**WHAT IS BEING ASKED:** Drop the images; return everything else in the listing below exactly.

**DATA EXCERPT:**
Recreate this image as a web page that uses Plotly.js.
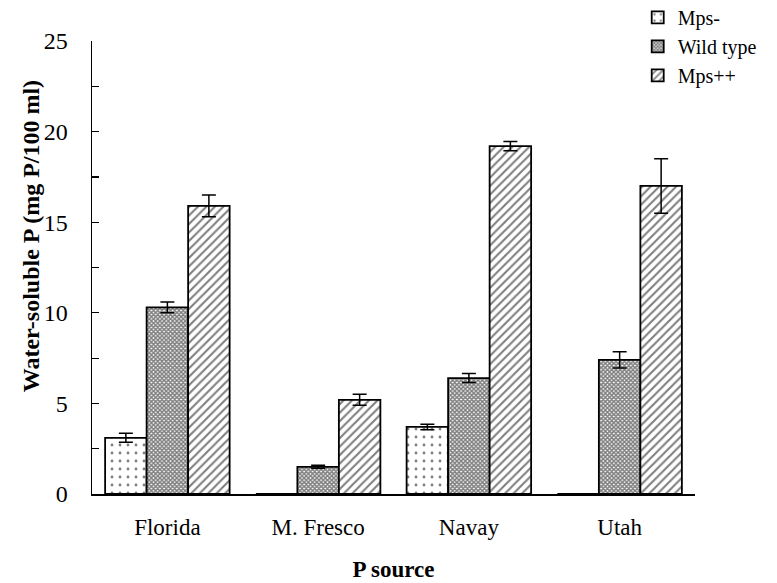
<!DOCTYPE html>
<html>
<head>
<meta charset="utf-8">
<script src="https://cdn.plot.ly/plotly-3.0.1.min.js"></script>
<style>html,body{margin:0;padding:0;background:#fff}#chart{width:777px;height:583px}</style>
</head>
<body>
<div id="chart"></div>
<script>
var categories = ["Florida", "M. Fresco", "Navay", "Utah"];
var seriesNames = ["Mps-", "Wild type", "Mps++"];
var mpsMinus = [3.1, 0, 3.7, 0];
var mpsMinusErr = [0.25, 0, 0.15, 0];
var wildType = [10.3, 1.5, 6.4, 7.4];
var wildTypeErr = [0.3, 0.08, 0.25, 0.45];
var mpsPlus = [15.9, 5.2, 19.2, 17.0];
var mpsPlusErr = [0.6, 0.3, 0.25, 1.5];
var yTicks = [0, 5, 10, 15, 20, 25];

var font = "Liberation Serif, Times New Roman, serif";
function bar(name, y, err, shape, size, solidity) {
  return {
    type: "bar", name: name, x: categories, y: y,
    error_y: {type: "data", array: err, visible: true, color: "#000", thickness: 1.5, width: 7},
    marker: {
      color: "#fff",
      line: {color: "#000", width: 1.8},
      pattern: {shape: shape, size: size, solidity: solidity, fgcolor: "#000", bgcolor: "#fff", fillmode: "overlay"}
    }
  };
}
var data = [
  bar(seriesNames[0], mpsMinus, mpsMinusErr, ".", 8, 0.1),
  bar(seriesNames[1], wildType, wildTypeErr, "x", 3, 0.75),
  bar(seriesNames[2], mpsPlus, mpsPlusErr, "/", 6, 0.35)
];
var layout = {
  width: 777, height: 583,
  margin: {l: 92, r: 82, t: 41, b: 89, autoexpand: false},
  paper_bgcolor: "#fff", plot_bgcolor: "#fff",
  font: {family: font, size: 23, color: "#000"},
  barmode: "group", bargap: 0.174, bargroupgap: 0,
  showlegend: true,
  legend: {x: 0.905, y: 1.095, xanchor: "left", yanchor: "top", bgcolor: "rgba(0,0,0,0)",
           font: {family: font, size: 20, color: "#000"}, tracegroupgap: 0, itemwidth: 30},
  xaxis: {
    showline: true, linecolor: "#000", linewidth: 1.5, ticks: "", showgrid: false, zeroline: false,
    tickfont: {family: font, size: 23}, ticklabelstandoff: 12,
    title: {text: "<b>P source</b>", font: {family: font, size: 23}, standoff: 22}
  },
  yaxis: {
    range: [0, 25], tickvals: yTicks, ticktext: yTicks.map(String),
    showline: true, linecolor: "#000", linewidth: 1.5, ticks: "inside", ticklen: 7, tickwidth: 1.2, tickcolor: "#000",
    minor: {dtick: 2.5, ticks: "inside", ticklen: 7, tickwidth: 1.2, tickcolor: "#000", showgrid: false},
    showgrid: false, zeroline: false, ticklabelstandoff: 18,
    tickfont: {family: font, size: 24}
  },
  annotations: [{
    text: "<b>Water-soluble P (mg P/100 ml)</b>", textangle: -90, showarrow: false,
    xref: "paper", yref: "paper", x: -0.102, y: 0.57, xanchor: "center", yanchor: "middle",
    font: {family: font, size: 24, color: "#000"}
  }]
};
Plotly.newPlot("chart", data, layout, {displayModeBar: false, staticPlot: true});
</script>
</body>
</html>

**SOLUTION TO THE EXERCISE:**
Recreate this image as a web page that uses Plotly.js.
<!DOCTYPE html>
<html>
<head>
<meta charset="utf-8">
<script src="https://cdn.plot.ly/plotly-3.0.1.min.js"></script>
<style>html,body{margin:0;padding:0;background:#fff}#chart{width:777px;height:583px}</style>
</head>
<body>
<div id="chart"></div>
<script>
var categories = ["Florida", "M. Fresco", "Navay", "Utah"];
var seriesNames = ["Mps-", "Wild type", "Mps++"];
var mpsMinus = [3.1, 0, 3.7, 0];
var mpsMinusErr = [0.25, 0, 0.15, 0];
var wildType = [10.3, 1.5, 6.4, 7.4];
var wildTypeErr = [0.3, 0.08, 0.25, 0.45];
var mpsPlus = [15.9, 5.2, 19.2, 17.0];
var mpsPlusErr = [0.6, 0.3, 0.25, 1.5];
var yTicks = [0, 5, 10, 15, 20, 25];

var font = "Liberation Serif, Times New Roman, serif";
function bar(name, y, err, shape, size, solidity) {
  return {
    type: "bar", name: name, x: categories, y: y,
    error_y: {type: "data", array: err, visible: true, color: "#000", thickness: 1.5, width: 7},
    marker: {
      color: "#fff",
      line: {color: "#000", width: 1.8},
      pattern: {shape: shape, size: size, solidity: solidity, fgcolor: "#000", bgcolor: "#fff", fillmode: "overlay"}
    }
  };
}
var data = [
  bar(seriesNames[0], mpsMinus, mpsMinusErr, ".", 8, 0.1),
  bar(seriesNames[1], wildType, wildTypeErr, "x", 3, 0.75),
  bar(seriesNames[2], mpsPlus, mpsPlusErr, "/", 6, 0.35)
];
var layout = {
  width: 777, height: 583,
  margin: {l: 92, r: 82, t: 41, b: 89, autoexpand: false},
  paper_bgcolor: "#fff", plot_bgcolor: "#fff",
  font: {family: font, size: 23, color: "#000"},
  barmode: "group", bargap: 0.174, bargroupgap: 0,
  showlegend: true,
  legend: {x: 0.905, y: 1.095, xanchor: "left", yanchor: "top", bgcolor: "rgba(0,0,0,0)",
           font: {family: font, size: 20, color: "#000"}, tracegroupgap: 0, itemwidth: 30},
  xaxis: {
    showline: true, linecolor: "#000", linewidth: 1.5, ticks: "", showgrid: false, zeroline: false,
    tickfont: {family: font, size: 23}, ticklabelstandoff: 12,
    title: {text: "<b>P source</b>", font: {family: font, size: 23}, standoff: 22}
  },
  yaxis: {
    range: [0, 25], tickvals: yTicks, ticktext: yTicks.map(String),
    showline: true, linecolor: "#000", linewidth: 1.5, ticks: "inside", ticklen: 7, tickwidth: 1.2, tickcolor: "#000",
    minor: {dtick: 2.5, ticks: "inside", ticklen: 7, tickwidth: 1.2, tickcolor: "#000", showgrid: false},
    showgrid: false, zeroline: false, ticklabelstandoff: 18,
    tickfont: {family: font, size: 24}
  },
  annotations: [{
    text: "<b>Water-soluble P (mg P/100 ml)</b>", textangle: -90, showarrow: false,
    xref: "paper", yref: "paper", x: -0.102, y: 0.57, xanchor: "center", yanchor: "middle",
    font: {family: font, size: 24, color: "#000"}
  }]
};
Plotly.newPlot("chart", data, layout, {displayModeBar: false, staticPlot: true});
</script>
</body>
</html>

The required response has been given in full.